- Born: 1698 Garganvilar (now in Tarn-et-Garonne), France
- Died: April 18, 1768 (aged 69–70) Quebec City, Province of Quebec
- Known for: merchant and trader, member of the Grand Jury of the district of Quebec, notary

= Jean Taché =

Jean Taché (/fr/; b. 1698 - April 18, 1768) was a Canadian merchant and trader. He made his first trip to Canada in 1727 to deal in furs and engage in other business activities. By 1730, he had become a permanent resident of the colony and was successful as a merchant and trader. He was also a militia captain in the government of Quebec.

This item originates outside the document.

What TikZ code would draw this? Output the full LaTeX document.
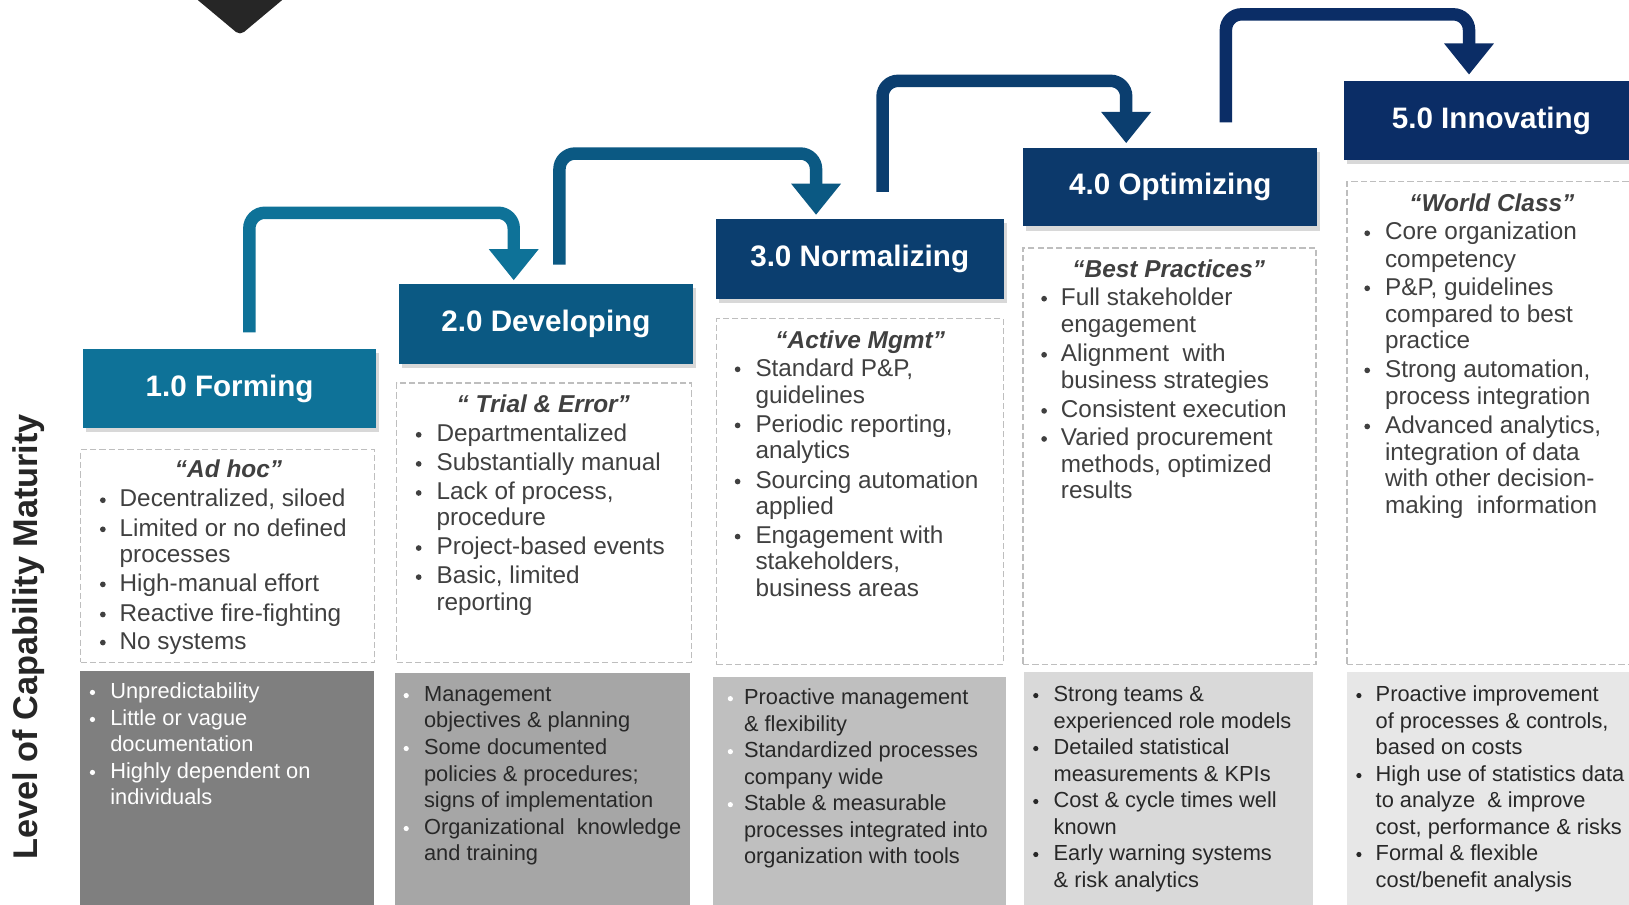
\documentclass[tikz,border=0pt]{standalone}
\usepackage{fontspec}
\setmainfont{Liberation Sans}
\usetikzlibrary{arrows.meta,shadows}
\definecolor{cA}{RGB}{14,114,152}
\definecolor{cB}{RGB}{11,89,131}
\definecolor{cC}{RGB}{11,62,111}
\definecolor{cD}{RGB}{12,57,107}
\definecolor{cE}{RGB}{11,45,102}
\definecolor{gA}{RGB}{127,127,127}
\definecolor{gB}{RGB}{166,166,166}
\definecolor{gC}{RGB}{191,191,191}
\definecolor{gD}{RGB}{217,217,217}
\definecolor{gE}{RGB}{231,231,231}
\definecolor{txt}{RGB}{64,64,64}
\definecolor{txtd}{RGB}{40,40,40}
\definecolor{dashc}{RGB}{190,190,190}
\definecolor{tric}{RGB}{38,38,38}
\newcounter{ln}
\newcommand\TX[4]{\stepcounter{ln}\node[#1] (t\arabic{ln}) at (#2,#3) {#4};}
\newcommand\BB[3]{\stepcounter{ln}\node[dotb, fill=#1] (b\arabic{ln}) at (#2,#3) {};}
\newcommand\SB[3]{\stepcounter{ln}\node[dots, fill=#1] (b\arabic{ln}) at (#2,#3) {};}
\tikzset{
  hdr/.style={fill=#1, text=white, font=\bfseries\fontsize{28.5}{30}\selectfont, inner sep=0pt,
    drop shadow={shadow xshift=3pt, shadow yshift=-4pt, opacity=0.3}},
  dbox/.style={draw=dashc, line width=1.3pt, dash pattern=on 6pt off 3pt, anchor=north west, inner sep=0pt},
  gbox/.style={fill=#1, anchor=north west, inner sep=0pt},
  arr/.style={draw=#1, line width=12pt, rounded corners=15pt, -{Triangle[width=46pt,length=30pt]}},
  body/.style={font=\fontsize{23.4}{26}\selectfont, text=txt, inner sep=0pt, anchor=base west},
  small/.style={font=\fontsize{21}{24}\selectfont, text=txtd, inner sep=0pt, anchor=base west},
  smallw/.style={small, text=white},
  qt/.style={font=\bfseries\itshape\fontsize{23.5}{26}\selectfont, text=txt, inner sep=0pt, anchor=base},
  dotb/.style={circle, inner sep=0pt, minimum size=5.5pt, yshift=6.5pt},
  dots/.style={circle, inner sep=0pt, minimum size=5pt, yshift=6pt}
}
\begin{document}
\begin{tikzpicture}[x=1pt,y=-1pt]
\useasboundingbox (0,0) rectangle (1568,871);
\clip (0,0) rectangle (1568,871);
\fill[white] (0,0) rectangle (1568,871);

% top triangle
\fill[tric, rounded corners=5pt] (176,-12) -- (286,-12) -- (231,34) -- cycle;

% side label
\node[font=\bfseries\fontsize{33}{33}\selectfont, text=tric, rotate=90] (lvl) at (28,613) {Level of Capability Maturity};

% dashed boxes
\node[dbox, minimum width=283pt, minimum height=205pt] (d1) at (77,432) {};
\node[dbox, minimum width=284pt, minimum height=269pt] (d2) at (381,368) {};
\node[dbox, minimum width=276pt, minimum height=333pt] (d3) at (689,306) {};
\node[dbox, minimum width=282pt, minimum height=401pt] (d4) at (984,238) {};
\node[dbox, minimum width=290pt, minimum height=465pt] (d5) at (1296,174) {};

% grey boxes
\node[gbox=gA, minimum width=283pt, minimum height=240pt] (g1) at (77,646) {};
\node[gbox=gB, minimum width=284pt, minimum height=240pt] (g2) at (380,648) {};
\node[gbox=gC, minimum width=282pt, minimum height=240pt] (g3) at (686,651) {};
\node[gbox=gD, minimum width=279pt, minimum height=240pt] (g4) at (985,647) {};
\node[gbox=gE, minimum width=290pt, minimum height=240pt] (g5) at (1296,647) {};

% headers
\node[hdr=cA, minimum width=282pt, minimum height=76pt] (h1) at (221,374) {1.0 Forming};
\node[hdr=cB, minimum width=283pt, minimum height=77pt] (h2) at (525.5,311.5) {2.0 Developing};
\node[hdr=cC, minimum width=277pt, minimum height=77pt] (h3) at (827.5,249.5) {3.0 Normalizing};
\node[hdr=cD, minimum width=283pt, minimum height=76pt] (h4) at (1126.5,180) {4.0 Optimizing};
\node[hdr=cE, minimum width=283pt, minimum height=76pt] (h5) at (1435.5,116) {5.0 Innovating};

% arrows
\draw[arr=cA] ([xshift=19pt,yshift=16pt]h1.north) -- ++(0,-115) -| ([xshift=-31pt,yshift=3pt]h2.north);
\draw[arr=cB] ([xshift=13pt,yshift=18pt]h2.north) -- ++(0,-107) -| ([xshift=-42pt,yshift=4pt]h3.north);
\draw[arr=cC] ([xshift=22pt,yshift=26pt]h3.north) -- ++(0,-107) -| ([xshift=-42.5pt,yshift=4pt]h4.north);
\draw[arr=cE] ([xshift=53.5pt,yshift=24pt]h4.north) -- ++(0,-104) -| ([xshift=-21.5pt,yshift=6pt]h5.north);

% ---- column 1 ----
\TX{qt}{220}{460}{“Ad hoc”}
\BB{txt}{99}{488}\TX{body}{115}{488}{Decentralized, siloed}
\BB{txt}{99}{516}\TX{body}{115}{516}{Limited or no defined}
\TX{body}{115}{541}{processes}
\BB{txt}{99}{569}\TX{body}{115}{569}{High-manual effort}
\BB{txt}{99}{598}\TX{body}{115}{598}{Reactive fire-fighting}
\BB{txt}{99}{625}\TX{body}{115}{625}{No systems}

% ---- column 2 ----
\TX{qt}{523}{397}{“ Trial \& Error”}
\BB{txt}{403}{425}\TX{body}{420}{425}{Departmentalized}
\BB{txt}{403}{453}\TX{body}{420}{453}{Substantially manual}
\BB{txt}{403}{481}\TX{body}{420}{481}{Lack of process,}
\TX{body}{420}{506}{procedure}
\BB{txt}{403}{534}\TX{body}{420}{534}{Project-based events}
\BB{txt}{403}{562}\TX{body}{420}{562}{Basic, limited}
\TX{body}{420}{588}{reporting}

% ---- column 3 ----
\TX{qt}{828}{335}{“Active Mgmt”}
\BB{txt}{710}{362}\TX{body}{727}{362}{Standard P\&P,}
\TX{body}{727}{388}{guidelines}
\BB{txt}{710}{416}\TX{body}{727}{416}{Periodic reporting,}
\TX{body}{727}{441}{analytics}
\BB{txt}{710}{470}\TX{body}{727}{470}{Sourcing automation}
\TX{body}{727}{495}{applied}
\BB{txt}{710}{523}\TX{body}{727}{523}{Engagement with}
\TX{body}{727}{548}{stakeholders,}
\TX{body}{727}{574}{business areas}

% ---- column 4 ----
\TX{qt}{1125}{267}{“Best Practices”}
\BB{txt}{1005}{294}\TX{body}{1021}{294}{Full stakeholder}
\TX{body}{1021}{320}{engagement}
\BB{txt}{1005}{348}\TX{body}{1021}{348}{Alignment\ \ with}
\TX{body}{1021}{374}{business strategies}
\BB{txt}{1005}{402}\TX{body}{1021}{402}{Consistent execution}
\BB{txt}{1005}{429}\TX{body}{1021}{429}{Varied procurement}
\TX{body}{1021}{455}{methods, optimized}
\TX{body}{1021}{480}{results}

% ---- column 5 ----
\TX{qt}{1436}{204}{“World Class”}
\BB{txt}{1316}{231}\TX{body}{1333}{231}{Core organization}
\TX{body}{1333}{257}{competency}
\BB{txt}{1316}{284}\TX{body}{1333}{284}{P\&P, guidelines}
\TX{body}{1333}{310}{compared to best}
\TX{body}{1333}{335}{practice}
\BB{txt}{1316}{363}\TX{body}{1333}{363}{Strong automation,}
\TX{body}{1333}{389}{process integration}
\BB{txt}{1316}{417}\TX{body}{1333}{417}{Advanced analytics,}
\TX{body}{1333}{443}{integration of data}
\TX{body}{1333}{468}{with other decision-}
\TX{body}{1333}{494}{making\ \ information}

% ---- grey 1 ----
\SB{white}{89}{672.5}\TX{smallw}{106}{672.5}{Unpredictability}
\SB{white}{89}{698.5}\TX{smallw}{106}{698.5}{Little or vague}
\TX{smallw}{106}{723.5}{documentation}
\SB{white}{89}{749.5}\TX{smallw}{106}{749.5}{Highly dependent on}
\TX{smallw}{106}{774.5}{individuals}

% ---- grey 2 ----
\SB{white}{391}{675.5}\TX{small}{408}{675.5}{Management}
\TX{small}{408}{700.5}{objectives \& planning}
\SB{white}{391}{726.5}\TX{small}{408}{726.5}{Some documented}
\TX{small}{408}{752.5}{policies \& procedures;}
\TX{small}{408}{777.5}{signs of implementation}
\SB{white}{391}{803.5}\TX{small}{408}{803.5}{Organizational\ \ knowledge}
\TX{small}{408}{828.5}{and training}

% ---- grey 3 ----
\SB{white}{703}{678.5}\TX{small}{716}{678.5}{Proactive management}
\TX{small}{716}{704.5}{\& flexibility}
\SB{white}{703}{729.5}\TX{small}{716}{729.5}{Standardized processes}
\TX{small}{716}{755.5}{company wide}
\SB{white}{703}{780.5}\TX{small}{716}{780.5}{Stable \& measurable}
\TX{small}{716}{806.5}{processes integrated into}
\TX{small}{716}{831.5}{organization with tools}

% ---- grey 4 ----
\SB{txtd}{997}{675.5}\TX{small}{1014}{675.5}{Strong teams \&}
\TX{small}{1014}{701.5}{experienced role models}
\SB{txtd}{997}{726.5}\TX{small}{1014}{726.5}{Detailed statistical}
\TX{small}{1014}{752.5}{measurements \& KPIs}
\SB{txtd}{997}{777.5}\TX{small}{1014}{777.5}{Cost \& cycle times well}
\TX{small}{1014}{803.5}{known}
\SB{txtd}{997}{828.5}\TX{small}{1014}{828.5}{Early warning systems}
\TX{small}{1014}{854.5}{\& risk analytics}

% ---- grey 5 ----
\SB{txtd}{1308}{675.5}\TX{small}{1324}{675.5}{Proactive improvement}
\TX{small}{1324}{701.5}{of processes \& controls,}
\TX{small}{1324}{726.5}{based on costs}
\SB{txtd}{1308}{752.5}\TX{small}{1324}{752.5}{High use of statistics data}
\TX{small}{1324}{777.5}{to analyze\ \ \& improve}
\TX{small}{1324}{803.5}{cost, performance \& risks}
\SB{txtd}{1308}{828.5}\TX{small}{1324}{828.5}{Formal \& flexible}
\TX{small}{1324}{854.5}{cost/benefit analysis}
\end{tikzpicture}
\end{document}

France's surrender of the colony of Quebec in 1763 curtailed his business activities. Under the new British rule, he was one of the first Canadians to be called as members of the Grand Jury for the district of Quebec. In 1768, he received a commission as a notary but died shortly after. He had at least 10 children, and his descendants contributed to French-Canadian society during the 19th century.

On August 27, 1742, Taché married Marie-Anne Jolliet de Mingan, granddaughter of the explorer Louis Jolliet and Jean-Baptiste Jolliet de Mingan. He is the grandfather of Étienne-Paschal Taché, known as one of the Fathers of Confederation, and Jean-Baptiste Taché. Other descendants include writer Joseph-Charles Taché.